Bitcoin is a currency and was designed as such. Its value is determined by the available supply, liquidity, and the volume of “Bitcoinized” assets—whether through fiat conversion or direct exchanges for Bitcoin. Additionally, it is influenced by other variables that apply to any financial asset.
My question is: does Bitcoin run the risk of being undervalued? Many transactions occur outside the globally monitored systems, such as exchanges, which makes sense since Bitcoin prioritizes decentralization, privacy, and individual control over money. However, this also means we don’t know the exact fiat spread of these transactions or even whether a parallel spread is applied.

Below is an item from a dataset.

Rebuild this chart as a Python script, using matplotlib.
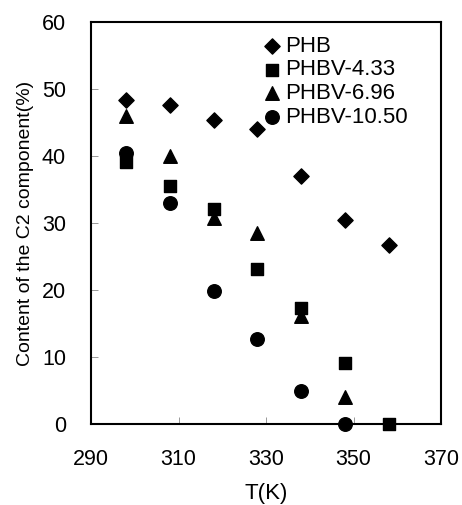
import numpy as np
import matplotlib
matplotlib.use("Agg")
import matplotlib.pyplot as plt

plt.rcParams['font.family'] = ['Liberation Sans', 'DejaVu Sans']

# temperatures (K)
T = [298, 308, 318, 328, 338, 348, 358]

phb = [48.4, 47.6, 45.4, 44.0, 37.0, 30.5, 26.7]
phbv_433 = [39.2, 35.5, 32.1, 23.2, 17.4, 9.2, 0.0]
phbv_696 = [46.0, 40.0, 30.8, 28.5, 16.2, 4.1]
phbv_1050 = [40.5, 33.0, 19.9, 12.7, 5.0, 0.0]

labels = ['PHB', 'PHBV-4.33', 'PHBV-6.96', 'PHBV-10.50']

fig = plt.figure(figsize=(4.62, 5.05), dpi=100)
ax = fig.add_axes([0.197, 0.160, 0.758, 0.796])

ax.scatter(T, phb, marker='D', s=60, color='black', label=labels[0], clip_on=False, zorder=3)
ax.scatter(T, phbv_433, marker='s', s=85, color='black', label=labels[1], clip_on=False, zorder=3)
ax.scatter(T[:len(phbv_696)], phbv_696, marker='^', s=95, color='black', label=labels[2], clip_on=False, zorder=3)
ax.scatter(T[:len(phbv_1050)], phbv_1050, marker='o', s=95, color='black', label=labels[3], clip_on=False, zorder=3)

ax.set_xlim(290, 370)
ax.set_ylim(0, 60)
ax.set_xticks(np.arange(290, 371, 20))
ax.set_yticks(np.arange(0, 61, 10))
ax.tick_params(direction='in', length=5, width=0.6, color='#888888', labelsize=15.5)
ax.tick_params(axis='x', pad=18)
ax.tick_params(axis='y', pad=18)
for s in ax.spines.values():
    s.set_linewidth(1.5)

ax.set_xlabel('T(K)', fontsize=16, labelpad=9)
ax.set_ylabel('Content of the C2 component(%)', fontsize=14, labelpad=6)

ax.legend(loc='upper right', bbox_to_anchor=(0.95, 1.005), frameon=False, fontsize=16,
          handletextpad=0.0, labelspacing=0.12, borderpad=0.2, markerscale=1.0,
          scatterpoints=1, handlelength=1.2)

fig.savefig('out.png', dpi=100)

I believe we have no way to determine the fair value of the entire Bitcoin market. Adoption is still relatively small, and transactions within a fully Bitcoin-based circular economy may not yet be significant enough to correct this potential undervaluation. Still, I can’t help but think that Bitcoin’s real value is much higher. I understand that it will likely reach its fair value as adoption increases and more assets are “Bitcoinized,” but that could take years.
This reflection came to me because I see speculators limiting Bitcoin’s potential by treating it solely as a financial asset. This keeps ordinary people away due to its volatility and allows large companies to accumulate more control over the supply, hindering widespread adoption.
I’d like to better understand how Bitcoin’s price is truly defined and hear opinions from those who have been in this free market for a long time—especially from those already living in a Bitcoin-based circular economy.